▸ **Job**: Copy exactly, and only, the lines between the line holding "Recreate this image" and the line holding "at (279, 253)", inclusive; skip the pictures.

▸ **Records for this task**:
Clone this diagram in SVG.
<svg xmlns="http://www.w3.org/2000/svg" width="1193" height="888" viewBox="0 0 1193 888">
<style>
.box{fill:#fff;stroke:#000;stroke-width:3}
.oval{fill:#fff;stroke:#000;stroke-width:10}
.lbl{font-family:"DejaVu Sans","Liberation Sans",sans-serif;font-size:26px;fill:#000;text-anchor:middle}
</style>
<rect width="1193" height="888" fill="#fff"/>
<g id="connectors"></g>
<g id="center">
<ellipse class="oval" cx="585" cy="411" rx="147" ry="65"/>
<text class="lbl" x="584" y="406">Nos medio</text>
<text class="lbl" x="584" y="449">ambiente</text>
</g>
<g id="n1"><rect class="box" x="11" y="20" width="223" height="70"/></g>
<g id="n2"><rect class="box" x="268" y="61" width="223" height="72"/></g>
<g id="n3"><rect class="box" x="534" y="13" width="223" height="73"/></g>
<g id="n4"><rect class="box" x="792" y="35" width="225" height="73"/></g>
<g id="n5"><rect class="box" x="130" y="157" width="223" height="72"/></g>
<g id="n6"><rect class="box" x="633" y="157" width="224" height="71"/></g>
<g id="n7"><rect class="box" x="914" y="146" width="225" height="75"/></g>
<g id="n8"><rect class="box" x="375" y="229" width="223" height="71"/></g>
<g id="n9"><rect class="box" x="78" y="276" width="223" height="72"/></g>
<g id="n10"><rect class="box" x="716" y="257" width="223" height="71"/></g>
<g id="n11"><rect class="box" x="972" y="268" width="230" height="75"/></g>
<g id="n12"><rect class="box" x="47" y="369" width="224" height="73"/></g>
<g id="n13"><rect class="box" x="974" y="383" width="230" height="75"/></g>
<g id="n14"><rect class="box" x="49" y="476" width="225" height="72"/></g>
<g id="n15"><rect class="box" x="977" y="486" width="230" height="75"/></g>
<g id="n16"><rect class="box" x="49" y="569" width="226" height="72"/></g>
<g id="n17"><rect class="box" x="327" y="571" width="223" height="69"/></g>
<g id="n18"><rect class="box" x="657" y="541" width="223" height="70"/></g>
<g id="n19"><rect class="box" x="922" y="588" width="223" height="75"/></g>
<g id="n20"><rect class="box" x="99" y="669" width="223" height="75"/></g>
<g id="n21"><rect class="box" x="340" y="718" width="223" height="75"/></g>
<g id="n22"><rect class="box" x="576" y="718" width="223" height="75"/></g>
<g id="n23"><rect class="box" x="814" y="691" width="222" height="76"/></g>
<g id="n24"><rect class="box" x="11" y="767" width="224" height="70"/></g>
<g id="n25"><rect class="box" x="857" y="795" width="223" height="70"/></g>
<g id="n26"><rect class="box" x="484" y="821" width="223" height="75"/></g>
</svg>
* * *
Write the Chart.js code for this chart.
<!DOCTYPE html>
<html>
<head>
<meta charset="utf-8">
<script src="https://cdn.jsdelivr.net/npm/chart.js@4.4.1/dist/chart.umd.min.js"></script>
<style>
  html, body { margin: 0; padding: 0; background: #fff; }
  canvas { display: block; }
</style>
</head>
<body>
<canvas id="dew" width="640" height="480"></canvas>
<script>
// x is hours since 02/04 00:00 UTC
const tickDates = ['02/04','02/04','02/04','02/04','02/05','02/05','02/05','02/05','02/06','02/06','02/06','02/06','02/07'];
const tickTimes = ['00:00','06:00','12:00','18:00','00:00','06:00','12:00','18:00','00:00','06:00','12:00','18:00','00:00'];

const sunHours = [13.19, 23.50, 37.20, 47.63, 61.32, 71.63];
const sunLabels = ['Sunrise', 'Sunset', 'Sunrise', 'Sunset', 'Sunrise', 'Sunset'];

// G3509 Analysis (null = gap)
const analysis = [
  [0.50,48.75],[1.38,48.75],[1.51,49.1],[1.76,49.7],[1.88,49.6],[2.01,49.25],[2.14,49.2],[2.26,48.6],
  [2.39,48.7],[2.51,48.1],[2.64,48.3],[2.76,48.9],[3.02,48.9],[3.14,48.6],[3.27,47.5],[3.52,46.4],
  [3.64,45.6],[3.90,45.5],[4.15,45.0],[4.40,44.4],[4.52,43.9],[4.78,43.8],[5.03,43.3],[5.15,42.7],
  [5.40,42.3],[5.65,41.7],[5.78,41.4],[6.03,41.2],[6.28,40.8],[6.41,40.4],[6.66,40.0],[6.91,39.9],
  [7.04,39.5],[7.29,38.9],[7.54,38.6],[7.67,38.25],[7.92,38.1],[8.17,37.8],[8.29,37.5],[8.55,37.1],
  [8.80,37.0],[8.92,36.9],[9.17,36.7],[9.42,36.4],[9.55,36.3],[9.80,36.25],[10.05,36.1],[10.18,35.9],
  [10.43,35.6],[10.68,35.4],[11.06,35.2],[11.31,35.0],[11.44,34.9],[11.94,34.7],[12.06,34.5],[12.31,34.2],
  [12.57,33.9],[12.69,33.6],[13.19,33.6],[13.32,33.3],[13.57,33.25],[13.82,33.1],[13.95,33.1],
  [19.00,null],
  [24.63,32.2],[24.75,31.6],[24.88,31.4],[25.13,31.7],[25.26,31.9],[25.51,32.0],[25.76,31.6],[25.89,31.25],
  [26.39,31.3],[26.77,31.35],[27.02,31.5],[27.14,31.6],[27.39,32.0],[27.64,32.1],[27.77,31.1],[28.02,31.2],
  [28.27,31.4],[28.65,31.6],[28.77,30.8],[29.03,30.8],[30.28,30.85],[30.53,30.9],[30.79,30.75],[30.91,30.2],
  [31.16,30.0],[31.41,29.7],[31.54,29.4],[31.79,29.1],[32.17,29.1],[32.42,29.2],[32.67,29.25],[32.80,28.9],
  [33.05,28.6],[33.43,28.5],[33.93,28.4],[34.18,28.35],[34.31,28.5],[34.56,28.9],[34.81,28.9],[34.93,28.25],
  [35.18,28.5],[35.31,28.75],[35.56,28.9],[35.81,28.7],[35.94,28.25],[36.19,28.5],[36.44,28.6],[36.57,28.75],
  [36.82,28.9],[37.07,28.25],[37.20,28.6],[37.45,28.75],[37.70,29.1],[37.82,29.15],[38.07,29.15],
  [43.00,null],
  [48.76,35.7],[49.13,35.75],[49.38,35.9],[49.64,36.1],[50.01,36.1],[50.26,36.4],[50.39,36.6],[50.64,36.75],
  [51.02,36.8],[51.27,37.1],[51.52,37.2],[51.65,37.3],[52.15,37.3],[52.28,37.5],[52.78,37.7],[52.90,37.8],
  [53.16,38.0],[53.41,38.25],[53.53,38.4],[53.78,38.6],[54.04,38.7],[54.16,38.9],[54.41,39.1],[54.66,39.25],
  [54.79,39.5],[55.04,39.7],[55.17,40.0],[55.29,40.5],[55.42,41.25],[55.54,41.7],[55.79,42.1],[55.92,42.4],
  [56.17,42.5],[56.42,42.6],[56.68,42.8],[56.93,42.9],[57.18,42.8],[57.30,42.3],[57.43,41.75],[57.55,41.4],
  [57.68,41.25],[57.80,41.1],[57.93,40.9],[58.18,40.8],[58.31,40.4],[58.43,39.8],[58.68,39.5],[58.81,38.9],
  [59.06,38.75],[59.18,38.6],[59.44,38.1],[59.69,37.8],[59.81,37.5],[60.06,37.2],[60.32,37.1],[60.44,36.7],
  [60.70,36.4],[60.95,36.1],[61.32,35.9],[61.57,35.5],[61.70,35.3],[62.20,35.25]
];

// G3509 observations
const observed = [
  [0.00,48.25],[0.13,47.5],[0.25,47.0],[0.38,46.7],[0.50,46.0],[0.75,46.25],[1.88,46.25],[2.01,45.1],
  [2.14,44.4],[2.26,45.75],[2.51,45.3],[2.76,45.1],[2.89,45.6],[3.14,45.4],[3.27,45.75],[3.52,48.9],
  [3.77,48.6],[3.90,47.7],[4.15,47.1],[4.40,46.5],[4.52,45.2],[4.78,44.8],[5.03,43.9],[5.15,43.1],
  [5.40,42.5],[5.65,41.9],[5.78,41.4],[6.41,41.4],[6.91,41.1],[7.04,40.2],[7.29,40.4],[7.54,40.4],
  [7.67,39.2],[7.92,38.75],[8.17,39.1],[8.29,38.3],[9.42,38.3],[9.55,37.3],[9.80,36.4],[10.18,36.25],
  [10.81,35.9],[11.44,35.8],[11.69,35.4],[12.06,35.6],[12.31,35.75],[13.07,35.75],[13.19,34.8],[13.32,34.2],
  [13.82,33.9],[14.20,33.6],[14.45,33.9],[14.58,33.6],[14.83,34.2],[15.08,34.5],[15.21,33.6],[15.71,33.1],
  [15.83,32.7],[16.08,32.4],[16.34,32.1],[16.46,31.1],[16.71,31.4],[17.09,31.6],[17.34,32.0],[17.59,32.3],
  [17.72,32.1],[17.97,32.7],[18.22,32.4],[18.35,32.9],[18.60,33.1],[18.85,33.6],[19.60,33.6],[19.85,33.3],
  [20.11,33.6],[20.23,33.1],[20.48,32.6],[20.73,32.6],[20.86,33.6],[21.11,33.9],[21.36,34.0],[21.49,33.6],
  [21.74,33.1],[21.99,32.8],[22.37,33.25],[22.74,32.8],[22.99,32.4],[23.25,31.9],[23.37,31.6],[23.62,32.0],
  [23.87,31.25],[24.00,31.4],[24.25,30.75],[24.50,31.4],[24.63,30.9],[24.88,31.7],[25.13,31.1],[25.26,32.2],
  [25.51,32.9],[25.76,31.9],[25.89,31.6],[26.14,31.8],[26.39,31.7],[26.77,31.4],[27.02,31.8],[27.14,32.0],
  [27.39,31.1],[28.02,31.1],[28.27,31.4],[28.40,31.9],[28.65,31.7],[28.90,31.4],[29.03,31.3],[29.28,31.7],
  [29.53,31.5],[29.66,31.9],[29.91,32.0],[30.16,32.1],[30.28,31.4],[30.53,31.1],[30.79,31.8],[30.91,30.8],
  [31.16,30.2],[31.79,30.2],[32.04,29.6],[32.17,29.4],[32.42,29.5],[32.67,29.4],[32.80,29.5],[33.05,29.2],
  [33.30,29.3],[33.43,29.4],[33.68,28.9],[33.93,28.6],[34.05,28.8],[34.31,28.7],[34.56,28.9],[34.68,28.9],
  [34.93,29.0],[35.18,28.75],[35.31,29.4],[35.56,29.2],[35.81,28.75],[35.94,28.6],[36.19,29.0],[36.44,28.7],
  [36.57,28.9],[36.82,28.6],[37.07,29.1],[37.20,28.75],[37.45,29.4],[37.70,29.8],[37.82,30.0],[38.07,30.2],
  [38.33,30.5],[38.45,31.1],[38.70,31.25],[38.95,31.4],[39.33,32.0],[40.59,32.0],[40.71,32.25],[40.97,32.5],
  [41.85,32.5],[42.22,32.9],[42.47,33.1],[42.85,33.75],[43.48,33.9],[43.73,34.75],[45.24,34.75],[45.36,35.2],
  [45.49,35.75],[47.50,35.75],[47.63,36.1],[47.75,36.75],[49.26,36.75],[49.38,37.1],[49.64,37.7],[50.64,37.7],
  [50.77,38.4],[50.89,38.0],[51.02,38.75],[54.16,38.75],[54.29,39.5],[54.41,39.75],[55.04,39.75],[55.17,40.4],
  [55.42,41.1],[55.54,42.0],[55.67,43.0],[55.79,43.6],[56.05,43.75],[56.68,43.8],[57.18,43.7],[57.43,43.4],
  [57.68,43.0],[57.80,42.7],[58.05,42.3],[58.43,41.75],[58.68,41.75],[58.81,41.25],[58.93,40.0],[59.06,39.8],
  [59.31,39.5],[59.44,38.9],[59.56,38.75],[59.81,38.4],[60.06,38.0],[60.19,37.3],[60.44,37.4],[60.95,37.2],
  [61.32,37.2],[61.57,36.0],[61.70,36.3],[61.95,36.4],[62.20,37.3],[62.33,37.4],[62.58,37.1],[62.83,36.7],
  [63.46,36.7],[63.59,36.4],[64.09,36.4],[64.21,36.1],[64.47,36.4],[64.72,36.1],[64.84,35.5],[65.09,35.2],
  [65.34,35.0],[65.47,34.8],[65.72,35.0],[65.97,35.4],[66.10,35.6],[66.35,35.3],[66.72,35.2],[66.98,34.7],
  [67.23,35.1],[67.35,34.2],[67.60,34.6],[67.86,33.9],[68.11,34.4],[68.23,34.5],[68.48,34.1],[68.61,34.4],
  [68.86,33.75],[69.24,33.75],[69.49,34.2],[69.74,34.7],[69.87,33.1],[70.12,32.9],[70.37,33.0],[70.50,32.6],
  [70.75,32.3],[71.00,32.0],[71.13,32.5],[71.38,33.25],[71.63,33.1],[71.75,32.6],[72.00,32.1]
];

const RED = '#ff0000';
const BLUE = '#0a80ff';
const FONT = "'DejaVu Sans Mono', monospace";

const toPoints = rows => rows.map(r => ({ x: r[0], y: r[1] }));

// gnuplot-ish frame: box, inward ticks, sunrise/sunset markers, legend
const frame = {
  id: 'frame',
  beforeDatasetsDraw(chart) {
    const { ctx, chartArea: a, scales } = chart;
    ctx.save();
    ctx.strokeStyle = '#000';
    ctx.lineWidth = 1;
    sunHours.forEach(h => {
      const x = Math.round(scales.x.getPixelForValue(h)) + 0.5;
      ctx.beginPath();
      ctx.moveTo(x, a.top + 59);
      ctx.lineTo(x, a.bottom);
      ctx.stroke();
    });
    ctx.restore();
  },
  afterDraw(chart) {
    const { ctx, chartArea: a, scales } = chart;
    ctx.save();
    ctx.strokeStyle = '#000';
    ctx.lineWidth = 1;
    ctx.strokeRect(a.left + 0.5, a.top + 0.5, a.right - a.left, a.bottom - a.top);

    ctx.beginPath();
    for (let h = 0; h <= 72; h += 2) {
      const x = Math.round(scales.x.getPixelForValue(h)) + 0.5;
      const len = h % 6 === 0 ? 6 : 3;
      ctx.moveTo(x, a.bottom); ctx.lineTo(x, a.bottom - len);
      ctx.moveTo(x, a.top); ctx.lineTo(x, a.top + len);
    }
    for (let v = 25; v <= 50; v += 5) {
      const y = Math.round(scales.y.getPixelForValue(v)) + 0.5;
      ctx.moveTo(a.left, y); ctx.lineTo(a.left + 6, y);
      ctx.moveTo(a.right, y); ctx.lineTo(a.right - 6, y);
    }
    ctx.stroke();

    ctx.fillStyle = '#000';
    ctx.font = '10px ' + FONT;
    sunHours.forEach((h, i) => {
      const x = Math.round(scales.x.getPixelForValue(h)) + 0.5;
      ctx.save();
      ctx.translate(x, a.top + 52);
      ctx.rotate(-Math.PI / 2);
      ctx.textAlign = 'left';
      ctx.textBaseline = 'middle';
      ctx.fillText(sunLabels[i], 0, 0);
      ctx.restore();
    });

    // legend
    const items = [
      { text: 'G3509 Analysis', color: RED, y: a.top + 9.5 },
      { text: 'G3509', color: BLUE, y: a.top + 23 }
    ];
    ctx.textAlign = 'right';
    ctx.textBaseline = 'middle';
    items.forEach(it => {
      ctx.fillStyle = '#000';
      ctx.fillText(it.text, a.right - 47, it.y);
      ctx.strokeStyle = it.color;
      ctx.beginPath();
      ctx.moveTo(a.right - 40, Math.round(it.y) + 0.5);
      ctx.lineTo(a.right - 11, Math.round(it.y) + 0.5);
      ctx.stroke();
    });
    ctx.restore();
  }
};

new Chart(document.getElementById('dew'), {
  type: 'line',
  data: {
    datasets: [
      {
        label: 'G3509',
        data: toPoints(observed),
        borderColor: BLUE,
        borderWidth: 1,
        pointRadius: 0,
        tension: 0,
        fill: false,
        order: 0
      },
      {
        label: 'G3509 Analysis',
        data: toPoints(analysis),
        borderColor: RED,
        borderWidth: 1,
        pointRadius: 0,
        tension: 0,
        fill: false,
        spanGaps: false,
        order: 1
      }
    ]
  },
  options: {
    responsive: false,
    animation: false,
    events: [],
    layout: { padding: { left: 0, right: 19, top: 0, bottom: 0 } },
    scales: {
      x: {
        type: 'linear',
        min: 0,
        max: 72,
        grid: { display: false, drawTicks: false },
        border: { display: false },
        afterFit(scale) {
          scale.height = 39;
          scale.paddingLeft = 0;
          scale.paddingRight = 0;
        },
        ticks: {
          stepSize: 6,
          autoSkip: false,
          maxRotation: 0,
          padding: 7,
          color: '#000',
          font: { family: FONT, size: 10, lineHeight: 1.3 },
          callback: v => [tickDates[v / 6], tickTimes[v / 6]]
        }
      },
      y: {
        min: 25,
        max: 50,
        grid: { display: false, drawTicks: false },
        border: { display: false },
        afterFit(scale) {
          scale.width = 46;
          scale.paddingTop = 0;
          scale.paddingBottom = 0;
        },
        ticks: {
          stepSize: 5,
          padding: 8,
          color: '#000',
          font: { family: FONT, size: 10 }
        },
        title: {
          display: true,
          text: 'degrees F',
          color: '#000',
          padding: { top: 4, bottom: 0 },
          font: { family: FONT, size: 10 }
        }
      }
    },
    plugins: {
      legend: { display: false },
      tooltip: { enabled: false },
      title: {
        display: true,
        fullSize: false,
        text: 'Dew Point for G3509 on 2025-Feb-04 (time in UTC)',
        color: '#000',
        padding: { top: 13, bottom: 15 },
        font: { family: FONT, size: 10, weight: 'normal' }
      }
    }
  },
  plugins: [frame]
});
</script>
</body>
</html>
* * *
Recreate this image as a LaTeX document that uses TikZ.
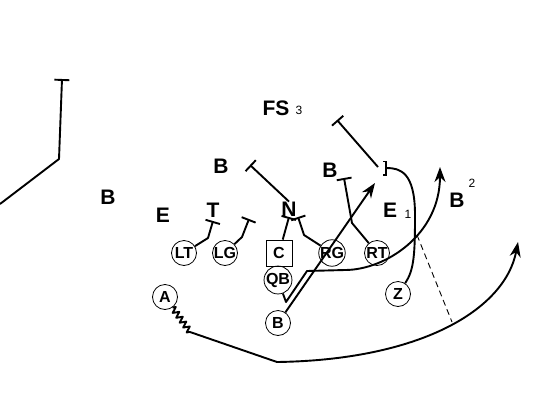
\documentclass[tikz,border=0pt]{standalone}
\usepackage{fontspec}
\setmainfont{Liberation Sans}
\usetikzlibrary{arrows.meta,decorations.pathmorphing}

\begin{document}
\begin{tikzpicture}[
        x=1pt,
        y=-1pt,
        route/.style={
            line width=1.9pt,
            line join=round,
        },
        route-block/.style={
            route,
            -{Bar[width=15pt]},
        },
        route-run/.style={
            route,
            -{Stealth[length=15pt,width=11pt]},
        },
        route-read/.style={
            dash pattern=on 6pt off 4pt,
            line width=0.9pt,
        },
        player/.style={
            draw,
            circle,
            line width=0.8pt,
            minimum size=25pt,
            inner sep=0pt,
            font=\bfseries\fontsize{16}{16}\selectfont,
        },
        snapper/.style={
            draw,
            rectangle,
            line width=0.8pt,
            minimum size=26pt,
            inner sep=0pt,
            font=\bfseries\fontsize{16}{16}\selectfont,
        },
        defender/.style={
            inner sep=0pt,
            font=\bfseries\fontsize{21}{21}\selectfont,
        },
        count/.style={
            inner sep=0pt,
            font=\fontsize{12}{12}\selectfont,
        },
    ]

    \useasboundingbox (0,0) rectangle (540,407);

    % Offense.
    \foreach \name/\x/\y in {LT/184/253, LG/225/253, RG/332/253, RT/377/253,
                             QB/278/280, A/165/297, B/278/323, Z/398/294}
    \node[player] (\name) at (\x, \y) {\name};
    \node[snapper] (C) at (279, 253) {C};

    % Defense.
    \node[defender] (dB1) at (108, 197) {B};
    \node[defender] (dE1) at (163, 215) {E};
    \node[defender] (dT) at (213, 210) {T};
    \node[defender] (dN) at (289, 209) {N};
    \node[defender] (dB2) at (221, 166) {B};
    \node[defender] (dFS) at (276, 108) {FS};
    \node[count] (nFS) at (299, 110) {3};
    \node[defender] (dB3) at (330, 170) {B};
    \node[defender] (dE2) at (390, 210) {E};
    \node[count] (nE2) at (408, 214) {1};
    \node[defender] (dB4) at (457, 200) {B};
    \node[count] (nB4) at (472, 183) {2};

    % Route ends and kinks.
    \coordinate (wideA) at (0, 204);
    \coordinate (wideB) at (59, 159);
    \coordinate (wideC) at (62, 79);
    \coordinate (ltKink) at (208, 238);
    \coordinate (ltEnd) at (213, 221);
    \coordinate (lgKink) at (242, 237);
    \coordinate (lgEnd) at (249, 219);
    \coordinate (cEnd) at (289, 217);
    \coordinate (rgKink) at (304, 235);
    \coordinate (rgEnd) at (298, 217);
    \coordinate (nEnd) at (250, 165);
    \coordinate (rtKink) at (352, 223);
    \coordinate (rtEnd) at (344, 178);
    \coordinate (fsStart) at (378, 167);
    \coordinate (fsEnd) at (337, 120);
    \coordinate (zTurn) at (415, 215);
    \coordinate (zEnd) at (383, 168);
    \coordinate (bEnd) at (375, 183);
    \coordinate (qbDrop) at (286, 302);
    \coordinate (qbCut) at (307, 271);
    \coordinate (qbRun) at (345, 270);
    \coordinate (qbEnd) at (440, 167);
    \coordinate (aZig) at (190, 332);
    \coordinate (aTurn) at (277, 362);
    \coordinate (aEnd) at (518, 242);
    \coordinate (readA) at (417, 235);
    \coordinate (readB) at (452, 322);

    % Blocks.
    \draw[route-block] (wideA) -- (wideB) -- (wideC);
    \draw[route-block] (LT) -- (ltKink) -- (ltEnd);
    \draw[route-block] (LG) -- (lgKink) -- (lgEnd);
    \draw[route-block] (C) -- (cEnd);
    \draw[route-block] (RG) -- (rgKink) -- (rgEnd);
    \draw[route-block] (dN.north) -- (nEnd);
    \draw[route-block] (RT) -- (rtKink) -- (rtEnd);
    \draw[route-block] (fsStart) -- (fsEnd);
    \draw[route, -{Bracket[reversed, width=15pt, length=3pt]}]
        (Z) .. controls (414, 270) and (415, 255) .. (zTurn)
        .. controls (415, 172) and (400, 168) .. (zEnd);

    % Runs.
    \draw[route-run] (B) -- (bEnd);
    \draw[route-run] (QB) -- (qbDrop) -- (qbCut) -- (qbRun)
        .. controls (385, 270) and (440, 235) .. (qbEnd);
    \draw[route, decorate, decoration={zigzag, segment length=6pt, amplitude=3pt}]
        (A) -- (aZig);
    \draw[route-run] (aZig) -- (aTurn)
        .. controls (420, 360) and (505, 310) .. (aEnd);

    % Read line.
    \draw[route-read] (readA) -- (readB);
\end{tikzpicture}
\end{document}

▸ **The reply**:
Recreate this image as a LaTeX document that uses TikZ.
\documentclass[tikz,border=0pt]{standalone}
\usepackage{fontspec}
\setmainfont{Liberation Sans}
\usetikzlibrary{arrows.meta,decorations.pathmorphing}

\begin{document}
\begin{tikzpicture}[
        x=1pt,
        y=-1pt,
        route/.style={
            line width=1.9pt,
            line join=round,
        },
        route-block/.style={
            route,
            -{Bar[width=15pt]},
        },
        route-run/.style={
            route,
            -{Stealth[length=15pt,width=11pt]},
        },
        route-read/.style={
            dash pattern=on 6pt off 4pt,
            line width=0.9pt,
        },
        player/.style={
            draw,
            circle,
            line width=0.8pt,
            minimum size=25pt,
            inner sep=0pt,
            font=\bfseries\fontsize{16}{16}\selectfont,
        },
        snapper/.style={
            draw,
            rectangle,
            line width=0.8pt,
            minimum size=26pt,
            inner sep=0pt,
            font=\bfseries\fontsize{16}{16}\selectfont,
        },
        defender/.style={
            inner sep=0pt,
            font=\bfseries\fontsize{21}{21}\selectfont,
        },
        count/.style={
            inner sep=0pt,
            font=\fontsize{12}{12}\selectfont,
        },
    ]

    \useasboundingbox (0,0) rectangle (540,407);

    % Offense.
    \foreach \name/\x/\y in {LT/184/253, LG/225/253, RG/332/253, RT/377/253,
                             QB/278/280, A/165/297, B/278/323, Z/398/294}
    \node[player] (\name) at (\x, \y) {\name};
    \node[snapper] (C) at (279, 253) {C};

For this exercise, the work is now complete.